— Conegliano Valdobbiadene


The bottle cap collector

Beppi Piovesan: from celebrated sommelier to renowned collector, with a special passion for Conegliano Valdobbiadene DOCG
VISIT Issue 02-2023_Pagina_43_Immagine_0004

By Marina Grasso

We bottle cap collectors are a bit like grownups playing with trading cards, but the caps we collect offer unusual and exciting insights into many aspects of sparkling winemaking.” This is how Giuseppe Piovesan describes the boxes of caps he’s brought to Villa dei Cedri in Solighetto, headquarters of the Conegliano Valdobbiadene Prosecco Superiore DOCG Protection Consortium. He’s there to display his outstanding collection of bottle caps, which, for the uninitiated, are the metal disks placed on the top of sparkling wine corks and held in place by the safety cage.

Known to all as Beppi, Piovesan is very well-known in the Conegliano Valdobbiadene area. In addition to owning one of the largest collections of bottle caps in Italy (“certainly among the top fifty,” he says), he’s also been a professional sommelier for over 40 years and a cornerstone of the Italian Association of Sommeliers (AIS). His is a face familiar to fans of Conegliano Valdobbiadene thanks to his invaluable assistance at many local events.

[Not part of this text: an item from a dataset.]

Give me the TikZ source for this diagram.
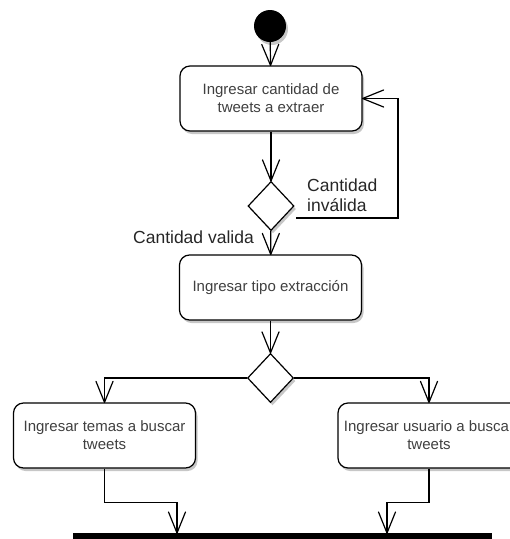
\documentclass[tikz,border=0pt]{standalone}
\usepackage{fontspec}
\setmainfont{Liberation Sans}
\usetikzlibrary{arrows.meta,shapes.geometric,shadows,calc}

% open "V" arrow head: two straight arms meeting at the tip
\pgfdeclarearrow{
  name = OpenV,
  parameters = {\the\pgfarrowlength,\the\pgfarrowwidth},
  setup code = {
    \pgfarrowssettipend{0pt}
    \pgfarrowssetlineend{0pt}
    \pgfarrowssetbackend{-\pgfarrowlength}
    \pgfarrowssetvisualbackend{-\pgfarrowlength}
    \pgfarrowshullpoint{0pt}{0pt}
    \pgfarrowshullpoint{-\pgfarrowlength}{.5\pgfarrowwidth}
    \pgfarrowshullpoint{-\pgfarrowlength}{-.5\pgfarrowwidth}
    \pgfarrowssavethe\pgfarrowlength
    \pgfarrowssavethe\pgfarrowwidth
  },
  drawing code = {
    \pgfsetroundjoin
    \pgfsetroundcap
    \pgfpathmoveto{\pgfqpoint{-\pgfarrowlength}{.5\pgfarrowwidth}}
    \pgfpathlineto{\pgfpointorigin}
    \pgfpathlineto{\pgfqpoint{-\pgfarrowlength}{-.5\pgfarrowwidth}}
    \pgfusepathqstroke
  },
  defaults = {length=20pt, width=17pt}
}

\begin{document}
\begin{tikzpicture}[x=1pt,y=-1pt,
  softshadow/.style={drop shadow={shadow xshift=2pt,shadow yshift=-3pt,opacity=0.22,fill=black}},
  flow/.style={line width=1.2pt,-{OpenV[length=21pt,width=17pt]}},
  actbox/.style={draw,line width=1.2pt,rounded corners=10pt,fill=white,
    minimum width=182pt,minimum height=65pt,inner sep=0pt,align=center,
    text=black!75,font=\fontsize{15}{18}\selectfont,softshadow},
  decision/.style={draw,diamond,line width=1.2pt,fill=white,inner sep=0pt,
    minimum width=46pt,minimum height=49pt,softshadow},
  lbl/.style={text=black!85,font=\fontsize{17.5}{20}\selectfont,inner sep=0pt}
]
\useasboundingbox (0,0) rectangle (510,539);
\clip (0,0) rectangle (510,539);

% nodes
\node[circle,fill=black,minimum size=32pt,inner sep=0pt,softshadow] (start) at (270,26) {};
\node[actbox] (b1) at (271,98.5) {Ingresar cantidad de\\tweets a extraer};
\node[decision] (d1) at (271,206) {};
\node[actbox] (b2) at (270.5,287.5) {Ingresar tipo extracción};
\node[decision] (d2) at (270.5,378) {};
\node[actbox] (b3) at (104.5,435.5) {Ingresar temas a buscar\\tweets};
\node[actbox] (b4) at (429,435.5) {Ingresar usuario a buscar\\tweets};
\node[fill=black,minimum width=419pt,minimum height=14pt,inner sep=0pt,anchor=north] (bar) at (282.5,533) {};

% guard labels
\node[lbl,anchor=east] (lvalid) at (254,237) {Cantidad valida};
\node[lbl,anchor=west,align=left] (linvalid) at (307,195) {Cantidad\\inválida};

% connectors
\coordinate (loopout) at (296,218);
\draw[flow] (start) -- (b1);
\draw[flow] (b1) -- (d1);
\draw[flow] (d1) -- (b2);
\draw[flow] (loopout) -- ++(102,0) |- (b1.east);
\draw[flow] (b2) -- (d2);
\draw[flow] (d2.west) -| (b3.north);
\draw[flow] (d2.east) -| (b4.north);
\draw[flow] (b3.south) -- ++(0,34) -| ([xshift=-105.5pt]bar.north);
\draw[flow] (b4.south) -- ++(0,34) -| ([xshift=104.5pt]bar.north);
\end{tikzpicture}
\end{document}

It is as a passionate connoisseur of wine culture first, and as a proud collector second, that he tells us the history of these small objects while showing us the caps he has neatly arranged in dozens of trays, display cases, albums and catalogues, along with the distinctive features of many historic bottles and other curiosities he’s amassed throughout his career: “It was back in 1844 that Adolphe Jacquesson, a Champagne producer from Chalon-sur-Marne, patented his system for securing sparkling wine bottle corks. It comprised a cage enclosing a metal cap at the top, and his method for corking sparkling wines is still the one we use to this day.” It was an ingenious invention that has remained virtually unchanged, though the shape has undergone numerous changes. Beppi continues: “At first the caps were just anonymous, functional galvanised metal discs. Then in the early 20th century French winemakers began to personalise them. When metal printing techniques improved, around 1940, the first lithographed and silk-screened caps appeared. These became increasingly decorative and attractive, so people started collecting them.

Needless to say, cap collecting first took off in the Champagne region, before gradually gaining popularity in Spain and Italy and finally expanding overseas following the development of localised production of sparkling wines. “In the early 80s cap collecting was quite rare and often only caps were collected from bottles opened for a special occasion”, continues Bepi, who met the then newly formed Cap Collectors Club during an event in Valdobbiadene back in 2000. “As a wine enthusiast, I’d already begun collecting a few special bottles and the odd distinctive cap some time before. But learning about the world of collecting sparked my curiosity and I began to save the caps. Thanks to my hobby and my many friends in the industry who generously helped me to source interesting caps, in just a short time my collection began to take shape, and so started this exciting adventure.”

Today, Beppi has amassed a collection of some 30,000 caps. “About 8,000 of my caps are Italian, plus around 16,000 French and 3,000 Spanish ones, along with many more from numerous other countries. I also have some very unusual ones, such as some made of bronze from Argentina which weigh up to 15-20 grams as opposed to the usual 3 grams of the modern ones. I also have many rare, numbered and commemorative caps, as well as some crafted from hand-turned oak which are exquisite sculptures in miniature. Nowadays, personalised caps are a small feature that has taken on a huge significance for winemakers as they try to make them increasingly valuable and sophisticated – not only for collectors, but also as a symbol of the great care that goes into the crafting of their wines. For instance, one of the most distinctive caps I remember is from some limited-edition bottles with caps set with a Swarovski crystal, made by a winemaker from Conegliano Valdobbiadene.”

In addition to caps, Bebbi is an enthusiastic collector of other items too: “I also collect unusual, commemorative and historic bottles, along with commemorative glass holder bags used at wine events, stamps with clusters of grapes or bottles of wine on them, all items that have attracted the attention of specialist collectors within the wine sector. And I’ve collected over 50 books on the subject of Prosecco Superiore.” His collection expresses the strong bond he has with the Conegliano Valdobbiadene region and also includes priceless items that represent real milestones in the development of local winemaking: “One of my most treasured bottles is a Prosecco DOC 1969. It was made by the Valdobbiadene cooperative winery to mark the year when the Denomination was awarded official recognition. Another favourite of mine is a Carpenè Malvolti from 1934. It boasts a cap made from a mixture of steel and iron and was made for the Royal House of Savoy.” He shows us this with the same pride he demonstrates for another of his gems – a 1984 Sassicaia.